[start]
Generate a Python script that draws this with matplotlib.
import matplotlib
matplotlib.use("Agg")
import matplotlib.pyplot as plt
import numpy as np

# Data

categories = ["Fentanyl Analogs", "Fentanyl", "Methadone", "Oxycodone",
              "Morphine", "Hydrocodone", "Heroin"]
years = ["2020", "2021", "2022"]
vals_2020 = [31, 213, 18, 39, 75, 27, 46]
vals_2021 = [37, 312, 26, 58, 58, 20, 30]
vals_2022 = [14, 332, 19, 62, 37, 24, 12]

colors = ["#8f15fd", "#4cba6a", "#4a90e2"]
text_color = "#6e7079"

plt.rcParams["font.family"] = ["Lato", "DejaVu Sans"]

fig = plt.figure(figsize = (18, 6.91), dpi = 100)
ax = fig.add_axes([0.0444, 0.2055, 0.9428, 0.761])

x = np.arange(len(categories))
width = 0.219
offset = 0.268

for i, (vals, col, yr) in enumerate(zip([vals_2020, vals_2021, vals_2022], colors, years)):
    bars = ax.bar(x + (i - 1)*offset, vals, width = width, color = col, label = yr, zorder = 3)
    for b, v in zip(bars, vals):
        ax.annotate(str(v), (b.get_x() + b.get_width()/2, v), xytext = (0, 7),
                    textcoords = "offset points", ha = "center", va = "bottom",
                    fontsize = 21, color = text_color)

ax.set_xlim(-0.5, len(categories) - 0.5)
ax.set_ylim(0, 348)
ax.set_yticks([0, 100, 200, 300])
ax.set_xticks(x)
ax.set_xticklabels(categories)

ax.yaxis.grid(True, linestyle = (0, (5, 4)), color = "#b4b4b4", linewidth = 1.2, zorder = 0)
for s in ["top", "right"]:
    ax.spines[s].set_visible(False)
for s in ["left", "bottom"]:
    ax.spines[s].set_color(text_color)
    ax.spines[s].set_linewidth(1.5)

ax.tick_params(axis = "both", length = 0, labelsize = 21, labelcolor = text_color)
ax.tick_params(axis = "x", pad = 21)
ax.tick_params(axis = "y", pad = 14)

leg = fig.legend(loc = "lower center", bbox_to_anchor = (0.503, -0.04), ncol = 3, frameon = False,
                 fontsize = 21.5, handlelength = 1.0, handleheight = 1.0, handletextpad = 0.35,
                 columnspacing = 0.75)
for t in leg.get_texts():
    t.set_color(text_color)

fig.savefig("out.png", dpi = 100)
[end]
[start]
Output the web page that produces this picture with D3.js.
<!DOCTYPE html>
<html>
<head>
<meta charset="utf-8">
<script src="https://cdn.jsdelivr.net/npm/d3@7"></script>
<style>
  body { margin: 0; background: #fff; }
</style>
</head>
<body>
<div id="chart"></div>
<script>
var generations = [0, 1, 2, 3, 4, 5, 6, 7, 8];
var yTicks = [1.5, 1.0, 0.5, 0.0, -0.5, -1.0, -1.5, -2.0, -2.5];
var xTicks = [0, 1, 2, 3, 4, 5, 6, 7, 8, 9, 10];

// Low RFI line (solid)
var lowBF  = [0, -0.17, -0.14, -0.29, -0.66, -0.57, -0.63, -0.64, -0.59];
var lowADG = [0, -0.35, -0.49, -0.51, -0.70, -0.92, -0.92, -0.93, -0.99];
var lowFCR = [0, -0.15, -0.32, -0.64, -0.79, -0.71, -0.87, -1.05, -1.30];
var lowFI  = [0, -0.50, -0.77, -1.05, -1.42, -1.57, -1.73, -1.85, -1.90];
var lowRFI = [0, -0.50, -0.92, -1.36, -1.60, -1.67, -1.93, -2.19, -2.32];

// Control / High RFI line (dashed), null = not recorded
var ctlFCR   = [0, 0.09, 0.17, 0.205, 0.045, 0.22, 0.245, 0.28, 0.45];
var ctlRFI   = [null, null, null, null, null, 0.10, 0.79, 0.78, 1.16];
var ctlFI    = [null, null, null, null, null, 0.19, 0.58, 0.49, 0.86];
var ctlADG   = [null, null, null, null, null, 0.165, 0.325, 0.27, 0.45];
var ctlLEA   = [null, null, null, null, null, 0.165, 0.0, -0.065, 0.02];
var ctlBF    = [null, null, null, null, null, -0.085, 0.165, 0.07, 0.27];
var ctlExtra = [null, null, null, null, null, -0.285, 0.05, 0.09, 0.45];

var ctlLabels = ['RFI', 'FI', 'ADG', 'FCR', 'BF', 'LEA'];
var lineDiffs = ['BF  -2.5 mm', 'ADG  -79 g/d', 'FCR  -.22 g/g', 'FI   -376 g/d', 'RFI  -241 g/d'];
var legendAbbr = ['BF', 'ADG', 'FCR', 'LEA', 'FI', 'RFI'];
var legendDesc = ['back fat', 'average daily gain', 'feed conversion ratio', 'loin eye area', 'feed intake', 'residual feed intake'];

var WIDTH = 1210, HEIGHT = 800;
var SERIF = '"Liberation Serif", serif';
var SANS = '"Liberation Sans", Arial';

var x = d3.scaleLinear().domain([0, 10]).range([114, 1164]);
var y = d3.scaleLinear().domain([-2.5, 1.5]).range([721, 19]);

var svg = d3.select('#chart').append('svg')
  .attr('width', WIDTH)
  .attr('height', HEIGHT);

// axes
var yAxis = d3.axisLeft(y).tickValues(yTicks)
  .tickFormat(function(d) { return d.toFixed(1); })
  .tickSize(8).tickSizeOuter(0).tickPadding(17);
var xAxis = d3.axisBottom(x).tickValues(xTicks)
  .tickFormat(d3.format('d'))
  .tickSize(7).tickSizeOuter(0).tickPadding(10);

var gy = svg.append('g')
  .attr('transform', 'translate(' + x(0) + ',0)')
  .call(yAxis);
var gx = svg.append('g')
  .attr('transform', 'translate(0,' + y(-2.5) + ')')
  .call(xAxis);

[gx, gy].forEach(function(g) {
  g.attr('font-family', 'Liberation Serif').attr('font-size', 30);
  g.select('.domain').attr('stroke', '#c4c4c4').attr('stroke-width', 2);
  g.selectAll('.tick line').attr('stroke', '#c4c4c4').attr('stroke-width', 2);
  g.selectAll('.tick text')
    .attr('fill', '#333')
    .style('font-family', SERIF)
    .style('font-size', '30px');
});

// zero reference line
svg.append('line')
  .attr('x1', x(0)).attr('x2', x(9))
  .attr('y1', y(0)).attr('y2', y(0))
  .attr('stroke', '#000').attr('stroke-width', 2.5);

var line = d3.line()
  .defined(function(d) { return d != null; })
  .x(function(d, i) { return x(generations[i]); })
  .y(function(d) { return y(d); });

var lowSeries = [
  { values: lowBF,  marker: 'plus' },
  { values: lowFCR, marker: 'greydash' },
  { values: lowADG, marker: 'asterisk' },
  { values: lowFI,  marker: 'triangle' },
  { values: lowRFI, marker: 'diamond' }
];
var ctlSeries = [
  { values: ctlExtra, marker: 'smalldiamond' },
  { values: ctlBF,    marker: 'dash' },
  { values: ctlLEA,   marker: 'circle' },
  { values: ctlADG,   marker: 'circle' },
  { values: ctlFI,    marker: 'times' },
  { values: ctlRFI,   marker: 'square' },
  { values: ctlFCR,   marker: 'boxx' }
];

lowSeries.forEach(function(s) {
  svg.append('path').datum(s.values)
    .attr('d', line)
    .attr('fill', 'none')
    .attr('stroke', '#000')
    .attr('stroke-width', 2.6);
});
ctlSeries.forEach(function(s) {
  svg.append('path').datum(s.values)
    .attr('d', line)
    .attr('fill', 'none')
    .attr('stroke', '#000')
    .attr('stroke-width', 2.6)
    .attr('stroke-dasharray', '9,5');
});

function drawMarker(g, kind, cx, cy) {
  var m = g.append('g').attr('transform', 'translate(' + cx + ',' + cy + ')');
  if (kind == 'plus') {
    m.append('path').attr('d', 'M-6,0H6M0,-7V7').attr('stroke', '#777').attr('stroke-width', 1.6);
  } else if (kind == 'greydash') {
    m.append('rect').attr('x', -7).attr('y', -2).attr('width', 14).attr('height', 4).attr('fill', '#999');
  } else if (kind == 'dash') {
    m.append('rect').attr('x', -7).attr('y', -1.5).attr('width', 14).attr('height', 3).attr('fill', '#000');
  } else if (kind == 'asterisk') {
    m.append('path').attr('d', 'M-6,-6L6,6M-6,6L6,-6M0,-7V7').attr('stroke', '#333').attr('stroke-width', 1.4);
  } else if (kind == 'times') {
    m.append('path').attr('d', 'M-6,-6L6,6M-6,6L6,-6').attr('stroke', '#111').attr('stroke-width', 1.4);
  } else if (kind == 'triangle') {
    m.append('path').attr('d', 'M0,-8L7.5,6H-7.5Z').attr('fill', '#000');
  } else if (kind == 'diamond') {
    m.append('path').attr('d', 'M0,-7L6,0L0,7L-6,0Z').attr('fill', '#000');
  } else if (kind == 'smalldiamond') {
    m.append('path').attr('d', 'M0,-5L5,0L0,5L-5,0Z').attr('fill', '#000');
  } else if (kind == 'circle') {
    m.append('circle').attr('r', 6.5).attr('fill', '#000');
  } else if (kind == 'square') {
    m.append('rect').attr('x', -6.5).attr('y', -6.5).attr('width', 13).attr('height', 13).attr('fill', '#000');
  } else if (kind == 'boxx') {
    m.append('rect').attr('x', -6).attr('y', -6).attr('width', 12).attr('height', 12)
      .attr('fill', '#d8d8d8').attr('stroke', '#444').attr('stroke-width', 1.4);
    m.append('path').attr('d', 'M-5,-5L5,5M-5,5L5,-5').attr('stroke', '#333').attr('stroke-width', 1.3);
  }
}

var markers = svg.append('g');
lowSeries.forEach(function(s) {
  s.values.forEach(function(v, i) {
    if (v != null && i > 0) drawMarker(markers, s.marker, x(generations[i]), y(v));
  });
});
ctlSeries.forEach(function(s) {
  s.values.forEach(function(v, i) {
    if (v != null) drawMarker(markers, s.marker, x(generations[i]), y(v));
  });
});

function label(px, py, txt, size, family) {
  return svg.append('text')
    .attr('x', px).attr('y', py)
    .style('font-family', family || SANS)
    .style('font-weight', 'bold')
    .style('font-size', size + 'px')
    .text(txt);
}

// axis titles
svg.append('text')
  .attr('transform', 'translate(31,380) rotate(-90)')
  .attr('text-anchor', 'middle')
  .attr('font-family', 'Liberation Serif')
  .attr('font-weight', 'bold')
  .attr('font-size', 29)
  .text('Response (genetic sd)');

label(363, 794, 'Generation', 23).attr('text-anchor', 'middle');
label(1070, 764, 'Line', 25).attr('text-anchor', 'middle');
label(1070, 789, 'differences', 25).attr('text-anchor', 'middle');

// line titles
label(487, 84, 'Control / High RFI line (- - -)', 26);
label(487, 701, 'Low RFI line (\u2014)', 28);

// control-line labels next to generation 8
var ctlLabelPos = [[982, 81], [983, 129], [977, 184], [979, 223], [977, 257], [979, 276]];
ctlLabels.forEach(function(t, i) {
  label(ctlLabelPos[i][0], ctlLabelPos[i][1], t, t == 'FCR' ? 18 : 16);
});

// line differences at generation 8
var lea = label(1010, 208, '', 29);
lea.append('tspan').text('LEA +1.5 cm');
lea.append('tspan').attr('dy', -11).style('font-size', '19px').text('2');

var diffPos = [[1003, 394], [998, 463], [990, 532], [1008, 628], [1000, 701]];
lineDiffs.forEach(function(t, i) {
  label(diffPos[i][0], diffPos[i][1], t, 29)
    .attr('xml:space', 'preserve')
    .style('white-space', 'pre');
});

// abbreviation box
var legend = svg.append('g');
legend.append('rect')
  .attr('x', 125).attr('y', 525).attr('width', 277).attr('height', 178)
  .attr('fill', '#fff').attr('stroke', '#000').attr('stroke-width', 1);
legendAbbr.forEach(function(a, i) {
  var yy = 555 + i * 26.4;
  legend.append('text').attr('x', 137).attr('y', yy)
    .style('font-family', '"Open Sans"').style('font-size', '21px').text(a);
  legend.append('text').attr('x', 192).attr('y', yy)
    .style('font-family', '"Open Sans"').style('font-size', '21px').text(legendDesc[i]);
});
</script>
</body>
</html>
[end]
[start]
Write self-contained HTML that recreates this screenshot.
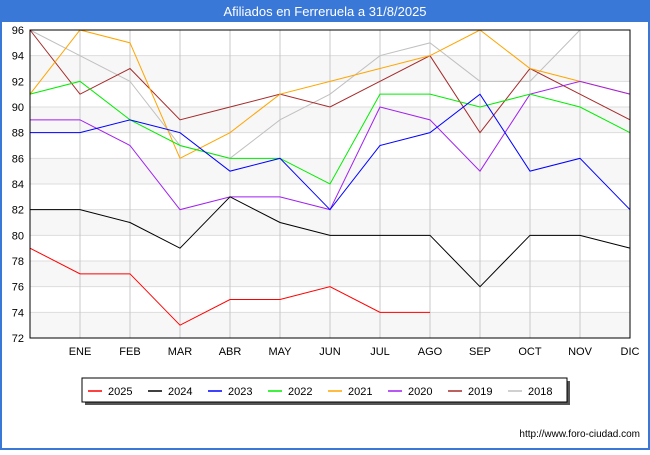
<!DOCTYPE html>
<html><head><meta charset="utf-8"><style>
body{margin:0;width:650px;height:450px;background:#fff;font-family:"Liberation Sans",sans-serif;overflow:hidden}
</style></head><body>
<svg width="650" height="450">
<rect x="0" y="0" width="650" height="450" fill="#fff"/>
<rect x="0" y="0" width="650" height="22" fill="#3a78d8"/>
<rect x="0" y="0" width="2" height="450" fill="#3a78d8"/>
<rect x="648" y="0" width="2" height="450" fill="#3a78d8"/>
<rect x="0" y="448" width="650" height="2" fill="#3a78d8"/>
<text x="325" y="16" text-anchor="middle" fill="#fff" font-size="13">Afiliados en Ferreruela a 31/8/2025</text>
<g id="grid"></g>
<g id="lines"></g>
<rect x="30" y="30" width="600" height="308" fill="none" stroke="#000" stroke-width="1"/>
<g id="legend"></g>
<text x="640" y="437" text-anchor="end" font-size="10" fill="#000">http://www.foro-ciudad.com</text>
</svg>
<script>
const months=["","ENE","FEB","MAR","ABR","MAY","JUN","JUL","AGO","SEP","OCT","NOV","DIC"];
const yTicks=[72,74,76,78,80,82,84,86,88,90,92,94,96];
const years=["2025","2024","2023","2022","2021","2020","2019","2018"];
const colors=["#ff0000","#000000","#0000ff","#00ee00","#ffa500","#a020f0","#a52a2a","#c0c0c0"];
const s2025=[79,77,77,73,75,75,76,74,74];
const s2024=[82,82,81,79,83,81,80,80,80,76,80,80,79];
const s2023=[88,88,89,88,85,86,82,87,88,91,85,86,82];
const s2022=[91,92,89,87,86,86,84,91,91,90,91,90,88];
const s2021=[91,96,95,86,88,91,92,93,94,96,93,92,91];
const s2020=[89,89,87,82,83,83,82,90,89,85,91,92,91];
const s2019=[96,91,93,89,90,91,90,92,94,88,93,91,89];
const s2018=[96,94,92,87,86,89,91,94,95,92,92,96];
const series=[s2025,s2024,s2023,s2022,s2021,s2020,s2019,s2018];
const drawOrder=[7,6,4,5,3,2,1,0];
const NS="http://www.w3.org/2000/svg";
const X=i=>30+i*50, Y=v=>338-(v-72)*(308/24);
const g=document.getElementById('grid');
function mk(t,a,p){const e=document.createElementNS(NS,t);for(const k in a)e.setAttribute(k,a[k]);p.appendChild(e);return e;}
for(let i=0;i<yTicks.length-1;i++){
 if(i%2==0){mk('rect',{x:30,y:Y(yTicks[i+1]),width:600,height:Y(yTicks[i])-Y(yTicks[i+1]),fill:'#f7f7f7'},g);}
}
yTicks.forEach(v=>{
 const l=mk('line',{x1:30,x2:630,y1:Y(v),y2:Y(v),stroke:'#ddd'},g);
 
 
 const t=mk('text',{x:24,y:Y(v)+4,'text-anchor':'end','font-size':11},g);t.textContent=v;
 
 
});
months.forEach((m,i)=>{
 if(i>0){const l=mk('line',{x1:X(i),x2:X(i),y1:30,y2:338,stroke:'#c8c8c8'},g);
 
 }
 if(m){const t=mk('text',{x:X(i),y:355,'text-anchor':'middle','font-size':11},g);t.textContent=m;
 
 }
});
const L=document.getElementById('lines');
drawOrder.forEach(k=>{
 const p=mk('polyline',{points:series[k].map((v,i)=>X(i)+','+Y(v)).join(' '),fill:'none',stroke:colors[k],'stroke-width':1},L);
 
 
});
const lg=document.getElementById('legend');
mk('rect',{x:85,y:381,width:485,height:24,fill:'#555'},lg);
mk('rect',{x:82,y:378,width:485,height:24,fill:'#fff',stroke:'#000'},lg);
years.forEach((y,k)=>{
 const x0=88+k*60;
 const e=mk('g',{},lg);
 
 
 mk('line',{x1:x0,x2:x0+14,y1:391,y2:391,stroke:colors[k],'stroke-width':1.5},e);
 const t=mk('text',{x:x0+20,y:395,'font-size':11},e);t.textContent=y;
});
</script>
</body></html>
[end]
Copy each line above where the string "with" occurs.

Generate a Python script that draws this with matplotlib.
Output the web page that produces this picture with D3.js.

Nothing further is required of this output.